#### Description of the task:
Print the material below exactly as it stands, please, from its first line to the line holding "0,0,0,0,0,0,0,0,0,0,0,0,0,0,0,0,0,0,0,0,0,0,0,0,0,0,0,0,0,0,0];", with no pictures.

#### Material:
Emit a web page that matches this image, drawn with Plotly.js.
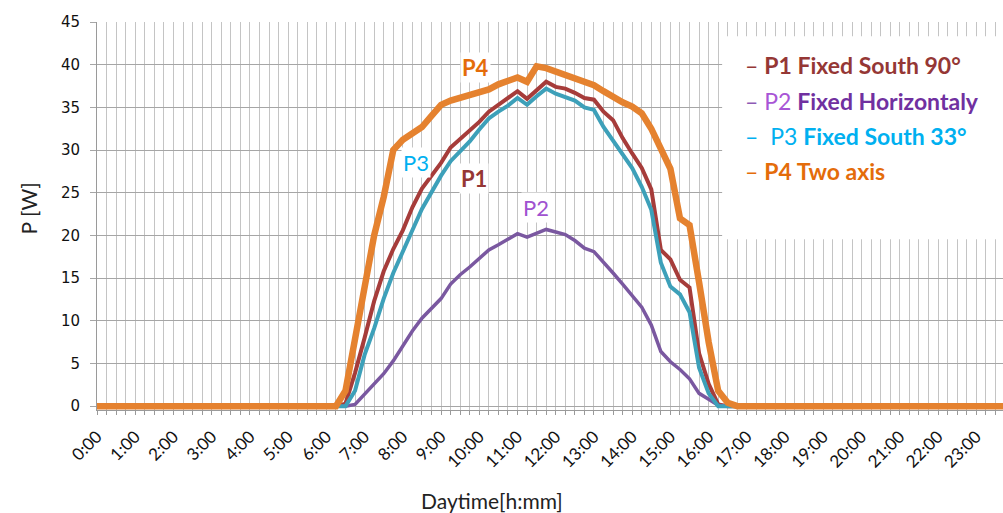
<!DOCTYPE html>
<html><head><meta charset="utf-8">
<script src="https://cdn.plot.ly/plotly-3.0.1.min.js"></script>
<style>html,body{margin:0;padding:0;background:#fff}</style>
</head><body><div id="chart" style="width:1003px;height:513px"></div>
<script>
const times = ["0:00","0:15","0:30","0:45","1:00","1:15","1:30","1:45","2:00","2:15","2:30","2:45",
"3:00","3:15","3:30","3:45","4:00","4:15","4:30","4:45","5:00","5:15","5:30","5:45",
"6:00","6:15","6:30","6:45","7:00","7:15","7:30","7:45","8:00","8:15","8:30","8:45",
"9:00","9:15","9:30","9:45","10:00","10:15","10:30","10:45","11:00","11:15","11:30","11:45",
"12:00","12:15","12:30","12:45","13:00","13:15","13:30","13:45","14:00","14:15","14:30","14:45",
"15:00","15:15","15:30","15:45","16:00","16:15","16:30","16:45","17:00","17:15","17:30","17:45",
"18:00","18:15","18:30","18:45","19:00","19:15","19:30","19:45","20:00","20:15","20:30","20:45",
"21:00","21:15","21:30","21:45","22:00","22:15","22:30","22:45","23:00","23:15","23:30","23:45"];

const p1FixedSouth90 = [0,0,0,0,0,0,0,0,0,0,0,0,0,0,0,0,0,0,0,0,0,0,0,0,0,0,
0.3,3.9,8.0,12.3,15.8,18.4,20.6,23.3,25.5,27.0,28.5,30.3,31.3,32.4,33.3,34.5,35.3,36.1,36.9,36.0,
37.0,38.0,37.4,37.2,36.7,36.1,35.9,34.5,33.5,31.4,29.6,27.9,25.4,18.3,17.2,14.8,13.9,6.2,2.6,0.2,
0,0,0,0,0,0,0,0,0,0,0,0,0,0,0,0,0,0,0,0,0,0,0,0,0,0,0,0,0,0];

const p2FixedHorizontal = [0,0,0,0,0,0,0,0,0,0,0,0,0,0,0,0,0,0,0,0,0,0,0,0,0,0,0,
0.2,1.4,2.7,3.8,5.3,7.0,8.8,10.3,11.5,12.6,14.3,15.4,16.3,17.3,18.3,18.9,19.6,20.2,19.8,
20.2,20.7,20.4,20.1,19.4,18.5,18.1,16.9,15.6,14.3,13.0,11.6,9.5,6.4,5.2,4.3,3.2,1.5,0.8,0.1,
0,0,0,0,0,0,0,0,0,0,0,0,0,0,0,0,0,0,0,0,0,0,0,0,0,0,0,0,0,0];

const p3FixedSouth33 = [0,0,0,0,0,0,0,0,0,0,0,0,0,0,0,0,0,0,0,0,0,0,0,0,0,0,0,
1.8,6.0,9.1,12.6,15.6,18.0,20.6,23.1,25.1,27.0,28.7,29.8,31.0,32.4,33.7,34.5,35.2,36.1,35.3,
36.3,37.2,36.6,36.2,35.8,35.0,34.7,32.7,31.1,29.3,27.9,25.7,23.0,16.8,14.0,13.1,11.0,4.5,1.5,
0,0,0,0,0,0,0,0,0,0,0,0,0,0,0,0,0,0,0,0,0,0,0,0,0,0,0,0,0,0,0];

const p4TwoAxis = [0,0,0,0,0,0,0,0,0,0,0,0,0,0,0,0,0,0,0,0,0,0,0,0,0,0,
1.8,8.0,14.5,20.0,24.5,30.0,31.2,31.9,32.7,34.0,35.3,35.8,36.1,36.4,36.7,37.1,37.7,38.2,38.5,38.0,
39.8,39.6,39.2,38.7,38.3,37.9,37.6,36.9,36.2,35.6,35.1,34.3,32.5,30.3,27.8,22.0,21.2,14.5,7.5,1.8,0.4,
0,0,0,0,0,0,0,0,0,0,0,0,0,0,0,0,0,0,0,0,0,0,0,0,0,0,0,0,0];

const seriesNames = ["P1 Fixed South 90°","P2 Fixed Horizontaly","P3 Fixed South 33°","P4 Two axis"];
const yTickVals = [0,5,10,15,20,25,30,35,40,45];
const hourTickText = times.map(t => t.endsWith(":00") ? t : "");

const FONT = "Lato, 'Open Sans', sans-serif";

const traces = [
  {x: times, y: p1FixedSouth90, name: seriesNames[0], type: "scatter", mode: "lines",
   line: {color: "#A63C3A", width: 4}},
  {x: times, y: p2FixedHorizontal, name: seriesNames[1], type: "scatter", mode: "lines",
   line: {color: "#7A58A0", width: 3.5}},
  {x: times, y: p3FixedSouth33, name: seriesNames[2], type: "scatter", mode: "lines",
   line: {color: "#3DA0B9", width: 4}},
  {x: times, y: p4TwoAxis, name: seriesNames[3], type: "scatter", mode: "lines",
   line: {color: "#E5822F", width: 6.5}}
];

function lab(text, xi, yv, color, bold) {
  return {xref: "x", yref: "y", x: xi, y: yv, text: bold ? "<b>" + text + "</b>" : text,
    showarrow: false, bgcolor: "#ffffff", borderpad: 1,
    font: {family: FONT, size: 22, color: color}};
}
function legRow(html, yPaper) {
  return {xref: "paper", yref: "paper", x: 0.713, y: yPaper, xanchor: "left", yanchor: "middle",
    text: html, showarrow: false, align: "left", font: {family: FONT, size: 23, color: "#000"}};
}

const layout = {
  width: 1003, height: 513,
  margin: {l: 97, r: 0, t: 22, b: 103},
  paper_bgcolor: "#ffffff", plot_bgcolor: "#ffffff",
  showlegend: false,
  font: {family: FONT, color: "#111"},
  xaxis: {
    type: "category", range: [0, 94.8],
    tickmode: "array", tickvals: times, ticktext: hourTickText,
    tickangle: -45, tickfont: {family: FONT, size: 17, color: "#111"},
    ticks: "outside", ticklen: 4, tickcolor: "#9a9a9a", tickwidth: 1, ticklabelstandoff: 5,
    showgrid: true, gridcolor: "#c4c4c4", gridwidth: 1,
    showline: true, linecolor: "#9a9a9a", linewidth: 1,
    zeroline: false, fixedrange: true
  },
  yaxis: {
    range: [-0.45, 45], tickmode: "array", tickvals: yTickVals,
    tickfont: {family: "'DejaVu Sans', sans-serif", size: 15, color: "#111"},
    ticks: "outside", ticklen: 6, tickcolor: "#a6a6a6", ticklabelstandoff: 7,
    showgrid: true, gridcolor: "#a6a6a6", gridwidth: 1,
    showline: true, linecolor: "#9a9a9a", linewidth: 1,
    zeroline: false, fixedrange: true
  },
  shapes: [
    {type: "rect", xref: "paper", yref: "paper", x0: 0.69, x1: 1.01, y0: 0.44, y1: 0.963,
     fillcolor: "#ffffff", line: {width: 0}, layer: "above"}
  ],
  annotations: [
    {xref: "paper", yref: "paper", x: 0.436, y: -0.232, xanchor: "center", yanchor: "middle",
     text: "Daytime[h:mm]", showarrow: false, font: {family: FONT, size: 21, color: "#222"}},
    {xref: "paper", yref: "paper", x: -0.076, y: 0.52, xanchor: "center", yanchor: "middle",
     text: "P [W]", textangle: -90, showarrow: false, font: {family: FONT, size: 21, color: "#222"}},
    lab("P4", 39.6, 39.7, "#E46C0A", true),
    lab("P3", 33.4, 28.6, "#00B0F0", false),
    lab("P1", 39.4, 26.7, "#953735", true),
    lab("P2", 45.9, 23.3, "#A052D0", false),
    legRow("<span style='color:#953735'>–</span> <span style='color:#953735'><b>P1 Fixed South 90°</b></span>", 0.888),
    legRow("<span style='color:#8E5AB5'>–</span> <span style='color:#A855D6'>P2</span> <span style='color:#7030A0'><b>Fixed Horizontaly</b></span>", 0.797),
    legRow("<span style='color:#00B0F0'>–</span>  <span style='color:#00B0F0'>P3</span> <span style='color:#00B0F0'><b>Fixed South 33°</b></span>", 0.706),
    legRow("<span style='color:#E46C0A'>–</span> <span style='color:#E46C0A'><b>P4 Two axis</b></span>", 0.615)
  ]
};

Plotly.newPlot("chart", traces, layout, {displayModeBar: false, staticPlot: true});
</script>
</body></html>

#### Result of this task:
Emit a web page that matches this image, drawn with Plotly.js.
<!DOCTYPE html>
<html><head><meta charset="utf-8">
<script src="https://cdn.plot.ly/plotly-3.0.1.min.js"></script>
<style>html,body{margin:0;padding:0;background:#fff}</style>
</head><body><div id="chart" style="width:1003px;height:513px"></div>
<script>
const times = ["0:00","0:15","0:30","0:45","1:00","1:15","1:30","1:45","2:00","2:15","2:30","2:45",
"3:00","3:15","3:30","3:45","4:00","4:15","4:30","4:45","5:00","5:15","5:30","5:45",
"6:00","6:15","6:30","6:45","7:00","7:15","7:30","7:45","8:00","8:15","8:30","8:45",
"9:00","9:15","9:30","9:45","10:00","10:15","10:30","10:45","11:00","11:15","11:30","11:45",
"12:00","12:15","12:30","12:45","13:00","13:15","13:30","13:45","14:00","14:15","14:30","14:45",
"15:00","15:15","15:30","15:45","16:00","16:15","16:30","16:45","17:00","17:15","17:30","17:45",
"18:00","18:15","18:30","18:45","19:00","19:15","19:30","19:45","20:00","20:15","20:30","20:45",
"21:00","21:15","21:30","21:45","22:00","22:15","22:30","22:45","23:00","23:15","23:30","23:45"];

const p1FixedSouth90 = [0,0,0,0,0,0,0,0,0,0,0,0,0,0,0,0,0,0,0,0,0,0,0,0,0,0,
0.3,3.9,8.0,12.3,15.8,18.4,20.6,23.3,25.5,27.0,28.5,30.3,31.3,32.4,33.3,34.5,35.3,36.1,36.9,36.0,
37.0,38.0,37.4,37.2,36.7,36.1,35.9,34.5,33.5,31.4,29.6,27.9,25.4,18.3,17.2,14.8,13.9,6.2,2.6,0.2,
0,0,0,0,0,0,0,0,0,0,0,0,0,0,0,0,0,0,0,0,0,0,0,0,0,0,0,0,0,0];

const p2FixedHorizontal = [0,0,0,0,0,0,0,0,0,0,0,0,0,0,0,0,0,0,0,0,0,0,0,0,0,0,0,
0.2,1.4,2.7,3.8,5.3,7.0,8.8,10.3,11.5,12.6,14.3,15.4,16.3,17.3,18.3,18.9,19.6,20.2,19.8,
20.2,20.7,20.4,20.1,19.4,18.5,18.1,16.9,15.6,14.3,13.0,11.6,9.5,6.4,5.2,4.3,3.2,1.5,0.8,0.1,
0,0,0,0,0,0,0,0,0,0,0,0,0,0,0,0,0,0,0,0,0,0,0,0,0,0,0,0,0,0];

const p3FixedSouth33 = [0,0,0,0,0,0,0,0,0,0,0,0,0,0,0,0,0,0,0,0,0,0,0,0,0,0,0,
1.8,6.0,9.1,12.6,15.6,18.0,20.6,23.1,25.1,27.0,28.7,29.8,31.0,32.4,33.7,34.5,35.2,36.1,35.3,
36.3,37.2,36.6,36.2,35.8,35.0,34.7,32.7,31.1,29.3,27.9,25.7,23.0,16.8,14.0,13.1,11.0,4.5,1.5,
0,0,0,0,0,0,0,0,0,0,0,0,0,0,0,0,0,0,0,0,0,0,0,0,0,0,0,0,0,0,0];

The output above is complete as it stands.